━━ Input data ━━

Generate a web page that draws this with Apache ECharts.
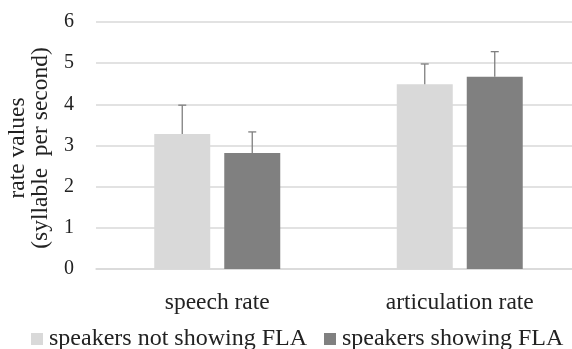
<!DOCTYPE html>
<html><head><meta charset="utf-8">
<script src="https://cdn.jsdelivr.net/npm/echarts@6/dist/echarts.min.js"></script>
<style>html,body{margin:0;padding:0;background:#fff}#c{width:572px;height:349px}</style>
</head><body><div id="c"></div>
<script>
var categories = ['speech rate', 'articulation rate'];
var seriesNames = ['speakers not showing FLA', 'speakers showing FLA'];
var notShowing = [3.28, 4.49];
var notShowingErr = [0.70, 0.49];
var showing = [2.82, 4.67];
var showingErr = [0.51, 0.61];
var yTicks = [0, 1, 2, 3, 4, 5, 6];

var font = 'Liberation Serif';
var chart = echarts.init(document.getElementById('c'));

function errSeries(vals, errs, idx) {
  return {
    type: 'custom',
    name: seriesNames[idx],
    data: vals.map(function (v, i) { return [i, v, v + errs[i]]; }),
    z: 10,
    silent: true,
    tooltip: {show: false},
    renderItem: function (params, api) {
      var ci = api.value(0);
      var p0 = api.coord([ci, api.value(1)]);
      var p1 = api.coord([ci, api.value(2)]);
      var barW = 56, gap = 14;
      var off = idx === 0 ? -(gap / 2 + barW / 2) : (gap / 2 + barW / 2);
      var x = p0[0] + off;
      var st = {stroke: '#7f7f7f', lineWidth: 1.3};
      return {type: 'group', children: [
        {type: 'line', shape: {x1: x, y1: p0[1], x2: x, y2: p1[1]}, style: st},
        {type: 'line', shape: {x1: x - 4, y1: p1[1], x2: x + 4, y2: p1[1]}, style: st}
      ]};
    }
  };
}

chart.setOption({
  animation: false,
  textStyle: {fontFamily: font},
  grid: {left: 96, top: 22, width: 485, height: 247, outerBoundsMode: 'none', containLabel: false},
  legend: {
    data: seriesNames,
    top: 327,
    left: 31,
    padding: 0,
    itemWidth: 12, itemHeight: 12, itemGap: 17,
    icon: 'rect',
    textStyle: {fontFamily: font, fontSize: 24, color: '#222', padding: [0, 0, 0, 1]}
  },
  xAxis: {
    type: 'category',
    data: categories,
    axisLine: {lineStyle: {color: '#d9d9d9', width: 1.5}},
    axisTick: {show: false},
    axisLabel: {fontFamily: font, fontSize: 23.5, color: '#222', margin: 22}
  },
  yAxis: {
    type: 'value', min: 0, max: 6, interval: 1,
    name: 'rate values\n(syllable  per second)',
    nameLocation: 'middle', nameRotate: 90, nameGap: 40,
    nameTextStyle: {fontFamily: font, fontSize: 23.5, color: '#222', lineHeight: 23, padding: [0, 5, 0, 0]},
    axisLine: {show: false}, axisTick: {show: false},
    splitLine: {lineStyle: {color: '#d9d9d9', width: 1.5}},
    axisLabel: {fontFamily: font, fontSize: 20, color: '#222', margin: 22,
      formatter: function (v) { return yTicks.indexOf(v) >= 0 ? String(v) : ''; }}
  },
  series: [
    {type: 'bar', name: seriesNames[0], data: notShowing, barWidth: 56, barGap: '25%', itemStyle: {color: '#d9d9d9'}},
    {type: 'bar', name: seriesNames[1], data: showing, barWidth: 56, barGap: '25%', itemStyle: {color: '#808080'}},
    errSeries(notShowing, notShowingErr, 0),
    errSeries(showing, showingErr, 1)
  ]
});
</script></body></html>
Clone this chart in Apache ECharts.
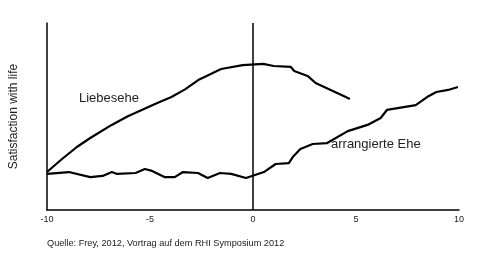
<!DOCTYPE html>
<html><head><meta charset="utf-8">
<script src="https://cdn.jsdelivr.net/npm/echarts@6/dist/echarts.min.js"></script>
<style>html,body{margin:0;padding:0;background:#fff}#c{width:480px;height:265px}</style>
</head><body><div id="c"></div>
<script>
var xTicks = [-10, -5, 0, 5, 10];
var liebeseheX = [-10, -9.3, -8.55, -7.9, -6.86, -6.1, -5.4, -4.7, -3.96, -3.3, -2.66, -2.1, -1.55, -0.5, 0.5, 1.0, 1.84, 2.0, 2.65, 3.04, 3.77, 4.4, 4.7];
var liebeseheY = [2.03, 2.7, 3.37, 3.85, 4.55, 5.0, 5.35, 5.7, 6.04, 6.45, 6.95, 7.25, 7.54, 7.75, 7.81, 7.70, 7.65, 7.43, 7.17, 6.79, 6.42, 6.10, 5.94];
var arrangiertX = [-10, -8.94, -7.9, -7.3, -6.85, -6.6, -5.7, -5.25, -4.9, -4.3, -3.8, -3.4, -2.67, -2.2, -1.6, -1.06, -0.34, 0.53, 1.1, 1.74, 1.93, 2.3, 2.9, 3.6, 3.77, 4.6, 5.56, 6.2, 6.5, 7.9, 8.45, 8.9, 9.47, 9.95];
var arrangiertY = [1.93, 2.03, 1.76, 1.82, 2.03, 1.93, 1.98, 2.19, 2.09, 1.76, 1.76, 2.03, 1.98, 1.71, 1.98, 1.93, 1.71, 2.03, 2.46, 2.51, 2.83, 3.26, 3.53, 3.58, 3.69, 4.22, 4.55, 4.92, 5.35, 5.61, 6.04, 6.31, 6.42, 6.58];
var seriesNames = ['Liebesehe', 'arrangierte Ehe'];
var yAxisTitle = 'Satisfaction with life';
var sourceText = 'Quelle: Frey, 2012, Vortrag auf dem RHI Symposium 2012';

function pairs(xs, ys){ return xs.map(function(x,i){ return [x, ys[i]]; }); }

var chart = echarts.init(document.getElementById('c'), null, {renderer:'canvas'});
var font = 'Liberation Sans, Arial, sans-serif';
chart.setOption({
  animation: false,
  backgroundColor: '#fff',
  grid: {left: 45, right: 21, top: 23, bottom: 55},
  xAxis: {
    type: 'value', min: -10, max: 10, interval: 5,
    axisLine: {onZero: false, lineStyle: {color: '#000', width: 1.5}},
    axisTick: {show: false},
    splitLine: {show: false},
    axisLabel: {color: '#222', fontSize: 9, fontFamily: font, margin: 5,
      formatter: function(v){ return xTicks.indexOf(v) >= 0 ? String(v) : ''; }}
  },
  yAxis: {
    type: 'value', min: 0, max: 10,
    name: yAxisTitle, nameLocation: 'middle', nameGap: 27,
    nameTextStyle: {color: '#222', fontSize: 12, fontFamily: font},
    axisLine: {show: true, onZero: false, lineStyle: {color: '#000', width: 1.5}},
    axisTick: {show: false}, axisLabel: {show: false}, splitLine: {show: false}
  },
  series: [
    {name: seriesNames[0], type: 'line', data: pairs(liebeseheX, liebeseheY), showSymbol: false, symbol: 'none',
     lineStyle: {color: '#000', width: 2.2}},
    {name: seriesNames[1], type: 'line', data: pairs(arrangiertX, arrangiertY), showSymbol: false, symbol: 'none',
     lineStyle: {color: '#000', width: 2.2},
     markLine: {silent: true, symbol: 'none', label: {show: false},
       lineStyle: {color: '#000', width: 1.5, type: 'solid'}, data: [{xAxis: 0}]}}
  ],
  graphic: [
    {type: 'text', left: 79, top: 92, style: {text: seriesNames[0], fill: '#222', font: '13px Liberation Sans, Arial, sans-serif'}},
    {type: 'text', left: 331, top: 138, style: {text: seriesNames[1], fill: '#222', font: '13px Liberation Sans, Arial, sans-serif'}},
    {type: 'text', left: 47, top: 239, style: {text: sourceText, fill: '#222', font: '9.2px Liberation Sans, Arial, sans-serif'}}
  ]
});
</script></body></html>
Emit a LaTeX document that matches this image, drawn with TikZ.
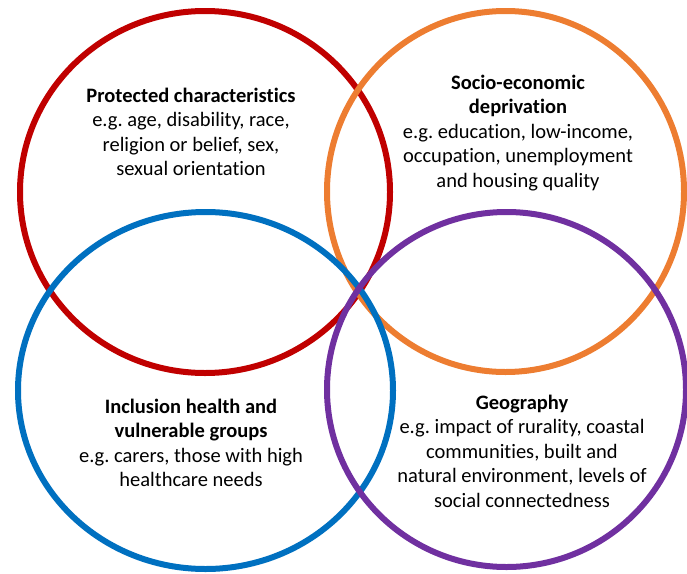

━━━

Challenge:
Quote every record above exactly, leaving out any pictures.

Written answer:
Generate a web page that draws this with Apache ECharts.
<!DOCTYPE html>
<html><head><meta charset="utf-8">
<script src="https://cdn.jsdelivr.net/npm/echarts@6/dist/echarts.min.js"></script>
<style>html,body{margin:0;padding:0;background:#fff}#c{width:572px;height:349px}</style>
</head><body><div id="c"></div>
<script>
var categories = ['speech rate', 'articulation rate'];
var seriesNames = ['speakers not showing FLA', 'speakers showing FLA'];
var notShowing = [3.28, 4.49];
var notShowingErr = [0.70, 0.49];
var showing = [2.82, 4.67];
var showingErr = [0.51, 0.61];
var yTicks = [0, 1, 2, 3, 4, 5, 6];

var font = 'Liberation Serif';
var chart = echarts.init(document.getElementById('c'));

function errSeries(vals, errs, idx) {
  return {
    type: 'custom',
    name: seriesNames[idx],
    data: vals.map(function (v, i) { return [i, v, v + errs[i]]; }),
    z: 10,
    silent: true,
    tooltip: {show: false},
    renderItem: function (params, api) {
      var ci = api.value(0);
      var p0 = api.coord([ci, api.value(1)]);
      var p1 = api.coord([ci, api.value(2)]);
      var barW = 56, gap = 14;
      var off = idx === 0 ? -(gap / 2 + barW / 2) : (gap / 2 + barW / 2);
      var x = p0[0] + off;
      var st = {stroke: '#7f7f7f', lineWidth: 1.3};
      return {type: 'group', children: [
        {type: 'line', shape: {x1: x, y1: p0[1], x2: x, y2: p1[1]}, style: st},
        {type: 'line', shape: {x1: x - 4, y1: p1[1], x2: x + 4, y2: p1[1]}, style: st}
      ]};
    }
  };
}

chart.setOption({
  animation: false,
  textStyle: {fontFamily: font},
  grid: {left: 96, top: 22, width: 485, height: 247, outerBoundsMode: 'none', containLabel: false},
  legend: {
    data: seriesNames,
    top: 327,
    left: 31,
    padding: 0,
    itemWidth: 12, itemHeight: 12, itemGap: 17,
    icon: 'rect',
    textStyle: {fontFamily: font, fontSize: 24, color: '#222', padding: [0, 0, 0, 1]}
  },
  xAxis: {
    type: 'category',
    data: categories,
    axisLine: {lineStyle: {color: '#d9d9d9', width: 1.5}},
    axisTick: {show: false},
    axisLabel: {fontFamily: font, fontSize: 23.5, color: '#222', margin: 22}
  },
  yAxis: {
    type: 'value', min: 0, max: 6, interval: 1,
    name: 'rate values\n(syllable  per second)',
    nameLocation: 'middle', nameRotate: 90, nameGap: 40,
    nameTextStyle: {fontFamily: font, fontSize: 23.5, color: '#222', lineHeight: 23, padding: [0, 5, 0, 0]},
    axisLine: {show: false}, axisTick: {show: false},
    splitLine: {lineStyle: {color: '#d9d9d9', width: 1.5}},
    axisLabel: {fontFamily: font, fontSize: 20, color: '#222', margin: 22,
      formatter: function (v) { return yTicks.indexOf(v) >= 0 ? String(v) : ''; }}
  },
  series: [
    {type: 'bar', name: seriesNames[0], data: notShowing, barWidth: 56, barGap: '25%', itemStyle: {color: '#d9d9d9'}},
    {type: 'bar', name: seriesNames[1], data: showing, barWidth: 56, barGap: '25%', itemStyle: {color: '#808080'}},
    errSeries(notShowing, notShowingErr, 0),
    errSeries(showing, showingErr, 1)
  ]
});
</script></body></html>
Clone this chart in Apache ECharts.
<!DOCTYPE html>
<html><head><meta charset="utf-8">
<script src="https://cdn.jsdelivr.net/npm/echarts@6/dist/echarts.min.js"></script>
<style>html,body{margin:0;padding:0;background:#fff}#c{width:480px;height:265px}</style>
</head><body><div id="c"></div>
<script>
var xTicks = [-10, -5, 0, 5, 10];
var liebeseheX = [-10, -9.3, -8.55, -7.9, -6.86, -6.1, -5.4, -4.7, -3.96, -3.3, -2.66, -2.1, -1.55, -0.5, 0.5, 1.0, 1.84, 2.0, 2.65, 3.04, 3.77, 4.4, 4.7];
var liebeseheY = [2.03, 2.7, 3.37, 3.85, 4.55, 5.0, 5.35, 5.7, 6.04, 6.45, 6.95, 7.25, 7.54, 7.75, 7.81, 7.70, 7.65, 7.43, 7.17, 6.79, 6.42, 6.10, 5.94];
var arrangiertX = [-10, -8.94, -7.9, -7.3, -6.85, -6.6, -5.7, -5.25, -4.9, -4.3, -3.8, -3.4, -2.67, -2.2, -1.6, -1.06, -0.34, 0.53, 1.1, 1.74, 1.93, 2.3, 2.9, 3.6, 3.77, 4.6, 5.56, 6.2, 6.5, 7.9, 8.45, 8.9, 9.47, 9.95];
var arrangiertY = [1.93, 2.03, 1.76, 1.82, 2.03, 1.93, 1.98, 2.19, 2.09, 1.76, 1.76, 2.03, 1.98, 1.71, 1.98, 1.93, 1.71, 2.03, 2.46, 2.51, 2.83, 3.26, 3.53, 3.58, 3.69, 4.22, 4.55, 4.92, 5.35, 5.61, 6.04, 6.31, 6.42, 6.58];
var seriesNames = ['Liebesehe', 'arrangierte Ehe'];
var yAxisTitle = 'Satisfaction with life';
var sourceText = 'Quelle: Frey, 2012, Vortrag auf dem RHI Symposium 2012';

function pairs(xs, ys){ return xs.map(function(x,i){ return [x, ys[i]]; }); }

var chart = echarts.init(document.getElementById('c'), null, {renderer:'canvas'});
var font = 'Liberation Sans, Arial, sans-serif';
chart.setOption({
  animation: false,
  backgroundColor: '#fff',
  grid: {left: 45, right: 21, top: 23, bottom: 55},
  xAxis: {
    type: 'value', min: -10, max: 10, interval: 5,
    axisLine: {onZero: false, lineStyle: {color: '#000', width: 1.5}},
    axisTick: {show: false},
    splitLine: {show: false},
    axisLabel: {color: '#222', fontSize: 9, fontFamily: font, margin: 5,
      formatter: function(v){ return xTicks.indexOf(v) >= 0 ? String(v) : ''; }}
  },
  yAxis: {
    type: 'value', min: 0, max: 10,
    name: yAxisTitle, nameLocation: 'middle', nameGap: 27,
    nameTextStyle: {color: '#222', fontSize: 12, fontFamily: font},
    axisLine: {show: true, onZero: false, lineStyle: {color: '#000', width: 1.5}},
    axisTick: {show: false}, axisLabel: {show: false}, splitLine: {show: false}
  },
  series: [
    {name: seriesNames[0], type: 'line', data: pairs(liebeseheX, liebeseheY), showSymbol: false, symbol: 'none',
     lineStyle: {color: '#000', width: 2.2}},
    {name: seriesNames[1], type: 'line', data: pairs(arrangiertX, arrangiertY), showSymbol: false, symbol: 'none',
     lineStyle: {color: '#000', width: 2.2},
     markLine: {silent: true, symbol: 'none', label: {show: false},
       lineStyle: {color: '#000', width: 1.5, type: 'solid'}, data: [{xAxis: 0}]}}
  ],
  graphic: [
    {type: 'text', left: 79, top: 92, style: {text: seriesNames[0], fill: '#222', font: '13px Liberation Sans, Arial, sans-serif'}},
    {type: 'text', left: 331, top: 138, style: {text: seriesNames[1], fill: '#222', font: '13px Liberation Sans, Arial, sans-serif'}},
    {type: 'text', left: 47, top: 239, style: {text: sourceText, fill: '#222', font: '9.2px Liberation Sans, Arial, sans-serif'}}
  ]
});
</script></body></html>
Emit a LaTeX document that matches this image, drawn with TikZ.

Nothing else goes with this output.